▸ **Given data**:

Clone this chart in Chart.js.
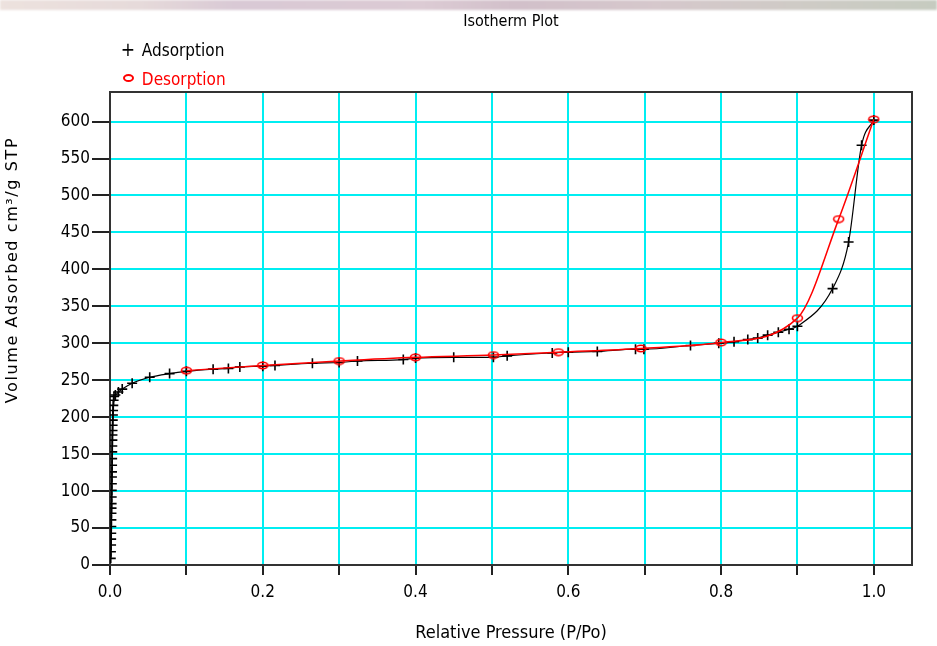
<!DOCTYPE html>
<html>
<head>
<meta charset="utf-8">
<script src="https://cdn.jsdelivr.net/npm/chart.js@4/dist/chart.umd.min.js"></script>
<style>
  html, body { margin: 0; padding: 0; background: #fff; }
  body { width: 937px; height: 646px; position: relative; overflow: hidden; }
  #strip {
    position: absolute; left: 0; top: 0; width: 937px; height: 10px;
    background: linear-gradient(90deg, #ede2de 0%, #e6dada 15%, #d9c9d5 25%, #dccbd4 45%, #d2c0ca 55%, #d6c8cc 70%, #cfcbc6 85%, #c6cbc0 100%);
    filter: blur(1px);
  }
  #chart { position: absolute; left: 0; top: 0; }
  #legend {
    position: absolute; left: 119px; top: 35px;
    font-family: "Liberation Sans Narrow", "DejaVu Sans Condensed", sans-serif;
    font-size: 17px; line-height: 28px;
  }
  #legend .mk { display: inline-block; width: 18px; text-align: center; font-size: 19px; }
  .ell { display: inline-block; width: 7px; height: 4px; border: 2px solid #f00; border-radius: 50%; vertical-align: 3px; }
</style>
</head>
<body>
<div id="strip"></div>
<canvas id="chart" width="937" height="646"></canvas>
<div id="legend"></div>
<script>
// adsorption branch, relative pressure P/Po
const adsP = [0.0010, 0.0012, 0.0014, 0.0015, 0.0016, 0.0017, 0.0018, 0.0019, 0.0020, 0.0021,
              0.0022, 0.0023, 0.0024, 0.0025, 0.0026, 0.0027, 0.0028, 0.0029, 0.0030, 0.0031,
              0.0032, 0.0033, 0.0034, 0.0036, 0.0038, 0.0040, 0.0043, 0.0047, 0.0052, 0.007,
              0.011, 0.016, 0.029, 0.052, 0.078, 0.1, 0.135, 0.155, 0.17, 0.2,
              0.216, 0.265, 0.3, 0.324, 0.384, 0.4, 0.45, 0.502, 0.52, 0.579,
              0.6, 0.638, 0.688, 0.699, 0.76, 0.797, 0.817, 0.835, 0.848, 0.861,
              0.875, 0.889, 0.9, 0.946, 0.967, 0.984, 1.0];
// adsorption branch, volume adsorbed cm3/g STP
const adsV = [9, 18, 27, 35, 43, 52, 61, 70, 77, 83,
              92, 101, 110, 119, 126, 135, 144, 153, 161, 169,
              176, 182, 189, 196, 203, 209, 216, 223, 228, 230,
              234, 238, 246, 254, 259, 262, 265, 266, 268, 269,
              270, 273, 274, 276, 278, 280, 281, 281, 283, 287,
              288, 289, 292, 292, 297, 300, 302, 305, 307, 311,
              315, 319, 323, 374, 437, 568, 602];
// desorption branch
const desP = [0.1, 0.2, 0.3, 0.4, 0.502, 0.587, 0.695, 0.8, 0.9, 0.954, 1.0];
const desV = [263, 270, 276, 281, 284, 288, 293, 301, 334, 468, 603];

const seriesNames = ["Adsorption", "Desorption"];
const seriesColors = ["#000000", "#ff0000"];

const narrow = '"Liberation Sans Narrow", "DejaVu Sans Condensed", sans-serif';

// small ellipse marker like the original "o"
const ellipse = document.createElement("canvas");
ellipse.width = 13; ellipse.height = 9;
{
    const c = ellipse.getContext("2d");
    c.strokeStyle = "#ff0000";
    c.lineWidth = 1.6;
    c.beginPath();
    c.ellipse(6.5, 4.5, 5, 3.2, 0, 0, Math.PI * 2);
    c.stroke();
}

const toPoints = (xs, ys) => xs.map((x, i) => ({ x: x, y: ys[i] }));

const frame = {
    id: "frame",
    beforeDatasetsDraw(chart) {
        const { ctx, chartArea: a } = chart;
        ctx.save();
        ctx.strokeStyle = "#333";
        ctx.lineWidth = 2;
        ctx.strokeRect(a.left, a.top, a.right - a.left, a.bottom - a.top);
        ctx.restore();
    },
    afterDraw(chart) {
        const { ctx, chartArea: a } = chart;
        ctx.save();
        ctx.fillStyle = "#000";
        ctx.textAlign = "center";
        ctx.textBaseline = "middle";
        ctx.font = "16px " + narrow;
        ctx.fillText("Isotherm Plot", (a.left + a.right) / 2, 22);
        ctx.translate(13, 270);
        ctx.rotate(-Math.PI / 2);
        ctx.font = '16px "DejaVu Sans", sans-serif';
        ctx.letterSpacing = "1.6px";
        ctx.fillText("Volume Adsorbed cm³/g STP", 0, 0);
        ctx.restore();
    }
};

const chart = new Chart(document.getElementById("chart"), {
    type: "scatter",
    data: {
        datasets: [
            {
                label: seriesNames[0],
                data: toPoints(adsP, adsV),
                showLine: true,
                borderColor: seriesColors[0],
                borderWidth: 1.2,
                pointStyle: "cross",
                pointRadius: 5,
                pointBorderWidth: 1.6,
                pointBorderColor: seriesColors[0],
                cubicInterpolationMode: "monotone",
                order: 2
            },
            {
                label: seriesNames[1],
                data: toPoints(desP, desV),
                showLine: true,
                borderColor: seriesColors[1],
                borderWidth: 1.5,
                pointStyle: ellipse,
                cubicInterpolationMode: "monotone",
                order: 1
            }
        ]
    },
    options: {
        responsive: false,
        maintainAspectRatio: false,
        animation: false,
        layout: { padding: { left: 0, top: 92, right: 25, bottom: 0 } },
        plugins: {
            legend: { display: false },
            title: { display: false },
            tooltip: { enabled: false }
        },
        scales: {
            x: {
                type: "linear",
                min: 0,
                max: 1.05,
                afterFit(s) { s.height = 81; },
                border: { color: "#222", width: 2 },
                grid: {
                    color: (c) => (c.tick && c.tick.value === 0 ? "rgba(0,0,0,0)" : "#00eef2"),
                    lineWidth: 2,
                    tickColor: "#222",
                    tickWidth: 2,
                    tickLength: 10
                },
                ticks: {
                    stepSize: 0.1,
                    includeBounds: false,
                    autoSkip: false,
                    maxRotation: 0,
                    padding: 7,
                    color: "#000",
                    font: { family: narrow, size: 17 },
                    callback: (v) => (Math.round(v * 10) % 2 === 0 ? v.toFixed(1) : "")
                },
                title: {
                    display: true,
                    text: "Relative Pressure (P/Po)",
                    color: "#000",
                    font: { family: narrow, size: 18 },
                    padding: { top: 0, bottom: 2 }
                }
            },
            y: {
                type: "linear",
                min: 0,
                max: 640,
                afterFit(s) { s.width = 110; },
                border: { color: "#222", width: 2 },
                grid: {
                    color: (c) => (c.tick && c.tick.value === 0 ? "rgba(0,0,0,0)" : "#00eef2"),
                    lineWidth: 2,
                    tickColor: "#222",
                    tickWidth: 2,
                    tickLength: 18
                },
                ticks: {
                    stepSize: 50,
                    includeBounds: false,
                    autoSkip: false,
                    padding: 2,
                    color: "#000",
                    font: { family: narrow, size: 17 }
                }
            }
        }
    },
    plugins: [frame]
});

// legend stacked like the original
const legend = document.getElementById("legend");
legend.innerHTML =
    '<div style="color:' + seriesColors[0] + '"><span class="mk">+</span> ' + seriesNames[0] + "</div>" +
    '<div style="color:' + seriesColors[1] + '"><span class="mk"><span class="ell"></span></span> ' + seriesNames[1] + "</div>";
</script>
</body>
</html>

▸ **Work to complete**: Please write out all the data again word for word, but not the pictures.

▸ **Final result**:
Clone this chart in Chart.js.
<!DOCTYPE html>
<html>
<head>
<meta charset="utf-8">
<script src="https://cdn.jsdelivr.net/npm/chart.js@4/dist/chart.umd.min.js"></script>
<style>
  html, body { margin: 0; padding: 0; background: #fff; }
  body { width: 937px; height: 646px; position: relative; overflow: hidden; }
  #strip {
    position: absolute; left: 0; top: 0; width: 937px; height: 10px;
    background: linear-gradient(90deg, #ede2de 0%, #e6dada 15%, #d9c9d5 25%, #dccbd4 45%, #d2c0ca 55%, #d6c8cc 70%, #cfcbc6 85%, #c6cbc0 100%);
    filter: blur(1px);
  }
  #chart { position: absolute; left: 0; top: 0; }
  #legend {
    position: absolute; left: 119px; top: 35px;
    font-family: "Liberation Sans Narrow", "DejaVu Sans Condensed", sans-serif;
    font-size: 17px; line-height: 28px;
  }
  #legend .mk { display: inline-block; width: 18px; text-align: center; font-size: 19px; }
  .ell { display: inline-block; width: 7px; height: 4px; border: 2px solid #f00; border-radius: 50%; vertical-align: 3px; }
</style>
</head>
<body>
<div id="strip"></div>
<canvas id="chart" width="937" height="646"></canvas>
<div id="legend"></div>
<script>
// adsorption branch, relative pressure P/Po
const adsP = [0.0010, 0.0012, 0.0014, 0.0015, 0.0016, 0.0017, 0.0018, 0.0019, 0.0020, 0.0021,
              0.0022, 0.0023, 0.0024, 0.0025, 0.0026, 0.0027, 0.0028, 0.0029, 0.0030, 0.0031,
              0.0032, 0.0033, 0.0034, 0.0036, 0.0038, 0.0040, 0.0043, 0.0047, 0.0052, 0.007,
              0.011, 0.016, 0.029, 0.052, 0.078, 0.1, 0.135, 0.155, 0.17, 0.2,
              0.216, 0.265, 0.3, 0.324, 0.384, 0.4, 0.45, 0.502, 0.52, 0.579,
              0.6, 0.638, 0.688, 0.699, 0.76, 0.797, 0.817, 0.835, 0.848, 0.861,
              0.875, 0.889, 0.9, 0.946, 0.967, 0.984, 1.0];
// adsorption branch, volume adsorbed cm3/g STP
const adsV = [9, 18, 27, 35, 43, 52, 61, 70, 77, 83,
              92, 101, 110, 119, 126, 135, 144, 153, 161, 169,
              176, 182, 189, 196, 203, 209, 216, 223, 228, 230,
              234, 238, 246, 254, 259, 262, 265, 266, 268, 269,
              270, 273, 274, 276, 278, 280, 281, 281, 283, 287,
              288, 289, 292, 292, 297, 300, 302, 305, 307, 311,
              315, 319, 323, 374, 437, 568, 602];
// desorption branch
const desP = [0.1, 0.2, 0.3, 0.4, 0.502, 0.587, 0.695, 0.8, 0.9, 0.954, 1.0];
const desV = [263, 270, 276, 281, 284, 288, 293, 301, 334, 468, 603];

const seriesNames = ["Adsorption", "Desorption"];
const seriesColors = ["#000000", "#ff0000"];

const narrow = '"Liberation Sans Narrow", "DejaVu Sans Condensed", sans-serif';

// small ellipse marker like the original "o"
const ellipse = document.createElement("canvas");
ellipse.width = 13; ellipse.height = 9;
{
    const c = ellipse.getContext("2d");
    c.strokeStyle = "#ff0000";
    c.lineWidth = 1.6;
    c.beginPath();
    c.ellipse(6.5, 4.5, 5, 3.2, 0, 0, Math.PI * 2);
    c.stroke();
}

const toPoints = (xs, ys) => xs.map((x, i) => ({ x: x, y: ys[i] }));

const frame = {
    id: "frame",
    beforeDatasetsDraw(chart) {
        const { ctx, chartArea: a } = chart;
        ctx.save();
        ctx.strokeStyle = "#333";
        ctx.lineWidth = 2;
        ctx.strokeRect(a.left, a.top, a.right - a.left, a.bottom - a.top);
        ctx.restore();
    },
    afterDraw(chart) {
        const { ctx, chartArea: a } = chart;
        ctx.save();
        ctx.fillStyle = "#000";
        ctx.textAlign = "center";
        ctx.textBaseline = "middle";
        ctx.font = "16px " + narrow;
        ctx.fillText("Isotherm Plot", (a.left + a.right) / 2, 22);
        ctx.translate(13, 270);
        ctx.rotate(-Math.PI / 2);
        ctx.font = '16px "DejaVu Sans", sans-serif';
        ctx.letterSpacing = "1.6px";
        ctx.fillText("Volume Adsorbed cm³/g STP", 0, 0);
        ctx.restore();
    }
};

const chart = new Chart(document.getElementById("chart"), {
    type: "scatter",
    data: {
        datasets: [
            {
                label: seriesNames[0],
                data: toPoints(adsP, adsV),
                showLine: true,
                borderColor: seriesColors[0],
                borderWidth: 1.2,
                pointStyle: "cross",
                pointRadius: 5,
                pointBorderWidth: 1.6,
                pointBorderColor: seriesColors[0],
                cubicInterpolationMode: "monotone",
                order: 2
            },
            {
                label: seriesNames[1],
                data: toPoints(desP, desV),
                showLine: true,
                borderColor: seriesColors[1],
                borderWidth: 1.5,
                pointStyle: ellipse,
                cubicInterpolationMode: "monotone",
                order: 1
            }
        ]
    },
    options: {
        responsive: false,
        maintainAspectRatio: false,
        animation: false,
        layout: { padding: { left: 0, top: 92, right: 25, bottom: 0 } },
        plugins: {
            legend: { display: false },
            title: { display: false },
            tooltip: { enabled: false }
        },
        scales: {
            x: {
                type: "linear",
                min: 0,
                max: 1.05,
                afterFit(s) { s.height = 81; },
                border: { color: "#222", width: 2 },
                grid: {
                    color: (c) => (c.tick && c.tick.value === 0 ? "rgba(0,0,0,0)" : "#00eef2"),
                    lineWidth: 2,
                    tickColor: "#222",
                    tickWidth: 2,
                    tickLength: 10
                },
                ticks: {
                    stepSize: 0.1,
                    includeBounds: false,
                    autoSkip: false,
                    maxRotation: 0,
                    padding: 7,
                    color: "#000",
                    font: { family: narrow, size: 17 },
                    callback: (v) => (Math.round(v * 10) % 2 === 0 ? v.toFixed(1) : "")
                },
                title: {
                    display: true,
                    text: "Relative Pressure (P/Po)",
                    color: "#000",
                    font: { family: narrow, size: 18 },
                    padding: { top: 0, bottom: 2 }
                }
            },
            y: {
                type: "linear",
                min: 0,
                max: 640,
                afterFit(s) { s.width = 110; },
                border: { color: "#222", width: 2 },
                grid: {
                    color: (c) => (c.tick && c.tick.value === 0 ? "rgba(0,0,0,0)" : "#00eef2"),
                    lineWidth: 2,
                    tickColor: "#222",
                    tickWidth: 2,
                    tickLength: 18
                },
                ticks: {
                    stepSize: 50,
                    includeBounds: false,
                    autoSkip: false,
                    padding: 2,
                    color: "#000",
                    font: { family: narrow, size: 17 }
                }
            }
        }
    },
    plugins: [frame]
});

// legend stacked like the original
const legend = document.getElementById("legend");
legend.innerHTML =
    '<div style="color:' + seriesColors[0] + '"><span class="mk">+</span> ' + seriesNames[0] + "</div>" +
    '<div style="color:' + seriesColors[1] + '"><span class="mk"><span class="ell"></span></span> ' + seriesNames[1] + "</div>";
</script>
</body>
</html>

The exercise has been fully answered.